- SOURCE DATA -
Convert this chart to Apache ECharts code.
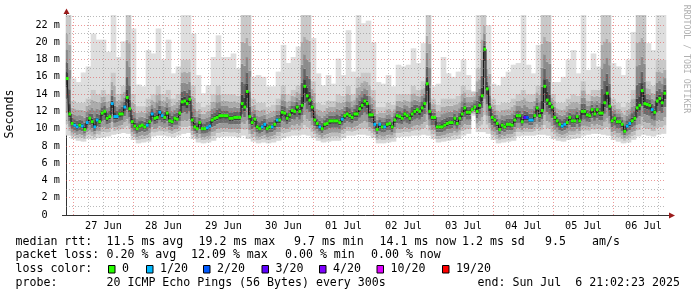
<!DOCTYPE html>
<html><head><meta charset="utf-8">
<script src="https://cdn.jsdelivr.net/npm/echarts@6/dist/echarts.min.js"></script>
<style>html,body{margin:0;padding:0;background:#fff}#c{width:697px;height:297px}</style>
</head><body><div id="c"></div>
<script>
// ---- data ----
const dayLabels = ['27 Jun','28 Jun','29 Jun','30 Jun','01 Jul','02 Jul','03 Jul','04 Jul','05 Jul','06 Jul'];
const yTicks = [0,2,4,6,8,10,12,14,16,18,20,22];
const endClock = [21, 2, 23];      // end: Sun Jul 6 21:02:23 2025
const spanHours = 240;             // 10 days, 1 h steps for median
const Y_MAX = 23.16;

// median RTT (ms), one value per hour
const median = [
15.8,11.7,10.6,10.4,10.2,10.4,10.3,9.9,10.7,11.2,
10.8,10.2,11.0,10.8,11.8,12.0,11.2,11.4,12.9,11.4,
11.4,11.7,11.7,12.5,13.6,12.3,10.8,10.3,10.0,10.3,
10.4,10.2,10.4,10.8,11.7,11.2,11.3,11.9,11.5,11.3,
11.8,10.9,10.8,11.2,11.1,11.8,13.1,13.2,12.9,13.4,
11.0,10.2,10.0,10.7,10.0,10.0,10.1,10.3,11.0,11.2,
11.3,11.5,11.5,11.5,11.5,11.2,11.2,11.3,11.3,11.3,
12.9,12.5,14.3,11.4,10.7,11.1,10.2,10.0,10.2,10.5,
10.0,10.2,10.2,10.5,11.0,11.0,11.9,11.8,11.2,11.6,
12.1,12.0,12.5,12.0,12.7,14.9,13.8,13.3,12.5,11.0,
10.6,10.2,10.0,10.5,10.6,10.9,10.9,10.9,10.9,10.7,
11.1,11.5,11.7,11.5,11.3,11.7,11.7,12.3,12.7,13.2,
12.9,11.6,11.6,10.5,9.9,10.5,10.2,10.2,10.5,10.6,
10.2,11.0,11.5,11.4,11.2,11.7,11.5,11.2,11.7,12.0,
12.2,12.0,12.4,12.9,15.2,12.0,11.3,11.3,10.2,10.2,
10.2,10.4,10.6,10.7,10.7,11.2,10.6,11.2,11.7,12.4,
11.9,11.9,12.2,12.5,12.0,12.7,13.8,19.2,14.6,12.5,
11.3,11.0,10.6,9.9,10.4,10.2,10.5,10.5,10.4,11.0,
11.5,11.5,10.8,11.3,11.3,11.0,11.0,11.5,12.4,11.5,
12.1,14.9,13.3,12.9,12.5,11.3,10.9,10.5,10.3,10.5,
10.7,11.3,10.9,10.9,11.4,10.9,12.0,12.0,11.6,11.5,
12.2,11.7,12.2,11.8,11.8,13.0,14.1,12.6,10.9,11.2,
10.8,10.8,10.5,9.7,10.3,10.6,10.9,11.2,12.4,12.7,
14.4,12.9,12.8,12.7,12.2,11.9,13.2,13.5,13.0,14.1
];
// [hour index, lost pings out of 20]
const lossEvents = [[3,1],[4,1],[6,1],[8,1],[11,1],[12,1],[18,1],[19,1],[20,1],[23,1],
[32,1],[34,1],[37,1],[38,1],[56,1],[57,1],[78,1],[79,1],[82,1],[84,1],[101,1],[110,1],
[123,1],[125,1],[127,1],[183,3],[184,2],[185,1],[186,1],[198,1],[199,1],[224,1],[225,1],[234,1]];
const lossLegend = [['0','#26ff00'],['1/20','#00b8ff'],['2/20','#0059ff'],['3/20','#5e00ff'],['4/20','#7e00ff'],['10/20','#dd00ff'],['19/20','#ff0000']];
const lossColor = {0:'#26ff00',1:'#00b8ff',2:'#0059ff',3:'#5e00ff',4:'#7e00ff',10:'#dd00ff',19:'#ff0000'};

// smoke, one value per 2 hours: lowest ping, top of dense smoke, highest ping
const smokeLo = [
9.2,8.8,8.6,8.5,8.8,8.7,8.9,9.0,9.1,9.3,
9.4,9.5,9.4,8.7,8.3,8.4,8.5,9.1,9.2,9.2,
9.1,9.0,9.2,9.4,9.5,8.8,8.4,8.3,8.4,8.6,
9.0,9.1,9.1,9.1,9.0,9.2,8.8,8.5,8.3,8.4,
8.3,8.4,8.6,8.9,9.1,9.2,9.2,9.3,9.2,8.9,
8.6,8.4,8.5,8.6,8.6,8.9,9.2,9.2,9.3,9.3,
9.2,8.9,8.3,8.3,8.4,8.5,9.0,9.1,9.1,9.2,
9.2,9.3,9.2,8.8,8.4,8.5,8.6,8.7,8.8,9.2,
9.4,11.5,9.6,9.6,9.4,8.7,8.3,8.4,8.5,8.6,
9.1,9.2,9.2,9.2,9.3,9.3,9.2,8.8,8.6,8.5,
8.7,8.8,8.9,9.2,9.3,9.4,9.4,9.3,9.2,8.7,
8.5,8.3,8.4,8.7,9.1,9.3,9.2,9.1,9.3,9.4];
const smokeUp = [
23.2,13.2,13.0,13.0,13.5,14.5,14.0,14.5,14.0,16.5,
14.0,15.0,23.2,14.0,12.6,12.6,13.5,14.0,15.0,14.0,
14.5,13.5,14.0,18.0,18.0,15.0,13.0,12.5,12.8,14.0,
15.0,14.0,14.0,14.0,13.8,23.2,23.2,13.5,13.0,13.0,
12.5,12.8,13.5,15.0,14.0,14.5,15.0,23.2,23.2,15.5,
13.0,12.8,13.2,13.2,14.0,13.8,15.0,14.0,16.0,16.5,
16.5,14.5,12.5,12.5,13.0,12.8,14.0,14.0,14.0,15.0,
14.5,15.5,23.2,13.5,12.8,13.5,13.5,13.5,13.8,15.0,
14.5,14.3,17.0,23.2,18.0,13.5,12.8,13.0,13.0,13.5,
14.0,14.5,14.0,14.0,15.0,23.2,23.2,14.0,13.0,13.0,
13.5,14.0,13.8,15.5,14.0,14.5,14.5,23.2,23.2,13.5,
13.0,12.5,13.0,14.5,23.2,23.2,15.5,15.0,18.0,18.0];
const smokeHi = [
23.2,15.8,15.4,16.5,17.2,21.0,20.3,20.3,18.9,23.2,
18.3,20.1,23.2,21.6,15.1,14.9,19.1,18.7,21.6,18.0,
20.3,16.4,17.2,23.2,23.2,21.0,16.2,14.1,15.0,18.3,
20.8,18.3,18.3,18.7,17.0,23.2,23.2,16.0,16.2,16.0,
14.9,14.9,16.6,19.7,17.6,18.3,19.5,23.2,23.2,20.5,
16.4,15.0,16.2,15.2,18.1,16.2,21.4,16.6,23.2,22.2,
22.5,20.0,15.4,15.2,16.2,14.9,17.4,17.2,17.4,19.3,
17.6,19.9,23.2,14.9,15.2,18.3,16.4,16.0,16.6,18.0,
16.2,14.3,23.2,23.2,22.0,15.2,15.0,16.0,16.6,17.4,
17.6,23.2,17.4,16.4,19.7,23.2,23.2,15.4,15.4,16.0,
18.0,19.1,16.4,23.2,16.8,18.7,17.2,23.2,23.2,17.6,
17.2,16.2,18.0,21.2,23.2,23.2,19.9,19.1,23.2,23.2];

// legend texts: [text, x]
const legendLine1 = [['median rtt:',15.5],['11.5 ms avg',106.5],['19.2 ms max',198.5],['9.7 ms min',294],['14.1 ms now',379.5],['1.2 ms sd',462],['9.5',545],['am/s',592]];
const legendLine2 = [['packet loss:',15.5],['0.20 % avg',106.5],['12.09 % max',191],['0.00 % min',285],['0.00 % now',371]];
const legendLine4 = [['probe:',15.5],['20 ICMP Echo Pings (56 Bytes) every 300s',106.5],['end: Sun Jul  6 21:02:23 2025',477.5]];
const lossBoxX = [108,146,203,261.5,319,376.5,442];

// ---- style: smoke shading bands (fraction of distance from median, colour) ----
const upperBands = [[0.10,'#3e3e3e'],[0.25,'#646464'],[0.45,'#8c8c8c'],[0.70,'#ababab'],[1.00,'#c8c8c8']];
const lowerBands = [[0.15,'#3e3e3e'],[0.35,'#6c6c6c'],[0.60,'#9a9a9a'],[0.80,'#bcbcbc'],[1.00,'#d8d8d8']];
const LIGHT = '#dedede';

// ---- build ----
const MONO = '"DejaVu Sans Mono", monospace';
const firstMidnight = 24 - (endClock[0] + endClock[1]/60 + endClock[2]/3600);
const noonHours = dayLabels.map((d,k) => firstMidnight + 12 + 24*k);

const lossArr = median.map(() => 0);
lossEvents.forEach(([i,l]) => { lossArr[i] = l; });

const smokeData = median.map((m,i) => {
  const j = i >> 1;
  return [i, i+1, smokeLo[j], m, smokeUp[j], smokeHi[j]];
});
const medSquares = median.map((m,i) => [i, i+1, m, lossArr[i]]);
const medLine = median.map((m,i) => [i+0.5, m]);

const minorStyle = {color:'rgba(130,130,130,0.55)', type:[1,2], width:1};
const majorStyle = {color:'rgba(222,70,70,0.55)', type:[1,2], width:1};
const gridLines = [];
for (let k=0; firstMidnight + 6*k <= spanHours; k++) {
  gridLines.push({xAxis: firstMidnight + 6*k, lineStyle: (k%4===0)? majorStyle : minorStyle});
}
for (let v=1; v<=Math.floor(Y_MAX); v++) {
  gridLines.push({yAxis: v, lineStyle: (v%2===0)? majorStyle : minorStyle});
}

function renderSmoke(params, api) {
  const x0 = api.value(0), x1 = api.value(1), lo = api.value(2), med = api.value(3);
  const hi = Math.min(api.value(5), Y_MAX);
  const up = Math.min(Math.max(api.value(4), med), hi);
  const xa = api.coord([x0, 0])[0] - 0.3, xb = api.coord([x1, 0])[0] + 0.3;
  const Y = (v) => api.coord([x0, v])[1];
  const rect = (v1, v2, color) => {
    const y1 = Y(v2), y2 = Y(v1);
    return {type:'rect', shape:{x:xa, y:y1, width:xb-xa, height:Math.max(0, y2-y1)}, style:{fill:color}};
  };
  const children = [rect(up, hi, LIGHT)];
  let prev = med;
  upperBands.forEach(([f,c]) => { const v = med + (up-med)*f; children.push(rect(prev, v, c)); prev = v; });
  prev = med;
  lowerBands.forEach(([f,c]) => { const v = med - (med-lo)*f; children.push(rect(v, prev, c)); prev = v; });
  return {type:'group', children};
}
function renderMed(params, api) {
  const p0 = api.coord([api.value(0), api.value(2)]), p1 = api.coord([api.value(1), api.value(2)]);
  return {type:'rect', shape:{x:p0[0]-0.1, y:p0[1]-1.5, width:p1[0]-p0[0]+0.2, height:3},
          style:{fill: lossColor[api.value(3)]}};
}

const txt = (text, x, y, size, extra) => Object.assign({type:'text', x:x, y:y, silent:true,
  style:{text:text, fill:'#000', font: size + 'px ' + MONO, verticalAlign:'middle', align:'left'}}, extra||{});

const graphics = [];
legendLine1.forEach(([t,x]) => graphics.push(txt(t, x, 241.5, 11.6)));
legendLine2.forEach(([t,x]) => graphics.push(txt(t, x, 255.2, 11.6)));
graphics.push(txt('loss color:', 15.5, 268.9, 11.6));
lossLegend.forEach(([t,c],k) => {
  graphics.push({type:'rect', silent:true, shape:{x:lossBoxX[k]+0.5, y:265.5, width:6.5, height:7.5},
    style:{fill:c, stroke:'#000', lineWidth:1}});
  graphics.push(txt(t, lossBoxX[k]+14, 268.9, 11.6));
});
legendLine4.forEach(([t,x]) => graphics.push(txt(t, x, 282.6, 11.6)));
graphics.push({type:'text', x:10, y:114, rotation:Math.PI/2, silent:true,
  style:{text:'Seconds', fill:'#000', font:'11.6px '+MONO, align:'center', verticalAlign:'middle'}});
graphics.push({type:'text', x:686.5, y:59, rotation:-Math.PI/2, silent:true,
  style:{text:'RRDTOOL / TOBI OETIKER', fill:'#b0b0b0', font:'8.2px '+MONO, align:'center', verticalAlign:'middle'}});
// axis extensions and arrows
graphics.push({type:'line', silent:true, shape:{x1:66.5,y1:215.5,x2:66.5,y2:12}, style:{stroke:'#333',lineWidth:1}});
graphics.push({type:'line', silent:true, shape:{x1:62,y1:215.5,x2:669,y2:215.5}, style:{stroke:'#333',lineWidth:1}});
graphics.push({type:'polygon', silent:true, shape:{points:[[66.5,8.5],[63.5,14],[69.5,14]]}, style:{fill:'#9b1c1c'}});
graphics.push({type:'polygon', silent:true, shape:{points:[[675,215.5],[669,212.5],[669,218.5]]}, style:{fill:'#9b1c1c'}});

const chart = echarts.init(document.getElementById('c'), null, {renderer:'canvas'});
chart.setOption({
  animation:false,
  backgroundColor:'#ffffff',
  grid:{left:66, right:31, top:15, bottom:82, containLabel:false},
  xAxis:{type:'value', min:0, max:spanHours,
    axisLine:{show:false}, axisTick:{show:false}, splitLine:{show:false},
    axisLabel:{customValues: noonHours, margin:6, color:'#000', fontFamily:MONO, fontSize:10.2,
      formatter:(v) => dayLabels[Math.round((v - noonHours[0]) / 24)] || ''}},
  yAxis:{type:'value', min:0, max:Y_MAX,
    axisLine:{show:false}, axisTick:{show:false}, splitLine:{show:false},
    axisLabel:{customValues: yTicks, margin:6, color:'#000', fontFamily:MONO, fontSize:10.2,
      formatter:(v) => v === 0 ? '0  ' : (v + ' m')}},
  series:[
    {type:'custom', name:'smoke', data:smokeData, renderItem:renderSmoke, encode:{x:[0,1], y:[2,5]}, z:2, silent:true},
    {type:'line', name:'grid', data:[[0,0]], showSymbol:false, lineStyle:{opacity:0}, z:3, silent:true,
      markLine:{silent:true, symbol:['none','none'], label:{show:false}, animation:false, data:gridLines}},
    {type:'line', name:'median', data:medLine, step:'middle', showSymbol:false, z:4, silent:true,
      lineStyle:{color:'#1a1a1a', width:1}},
    {type:'custom', name:'loss', data:medSquares, renderItem:renderMed, encode:{x:[0,1], y:2}, z:5, silent:true}
  ],
  graphic: graphics
});
</script></body></html>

- WHAT YOU SHOULD DO -
Set the lines above down again, word for word, from the first through the one containing "const Y_MAX = 23.16;"; pictures excluded.

- RESULT OF THIS TASK -
Convert this chart to Apache ECharts code.
<!DOCTYPE html>
<html><head><meta charset="utf-8">
<script src="https://cdn.jsdelivr.net/npm/echarts@6/dist/echarts.min.js"></script>
<style>html,body{margin:0;padding:0;background:#fff}#c{width:697px;height:297px}</style>
</head><body><div id="c"></div>
<script>
// ---- data ----
const dayLabels = ['27 Jun','28 Jun','29 Jun','30 Jun','01 Jul','02 Jul','03 Jul','04 Jul','05 Jul','06 Jul'];
const yTicks = [0,2,4,6,8,10,12,14,16,18,20,22];
const endClock = [21, 2, 23];      // end: Sun Jul 6 21:02:23 2025
const spanHours = 240;             // 10 days, 1 h steps for median
const Y_MAX = 23.16;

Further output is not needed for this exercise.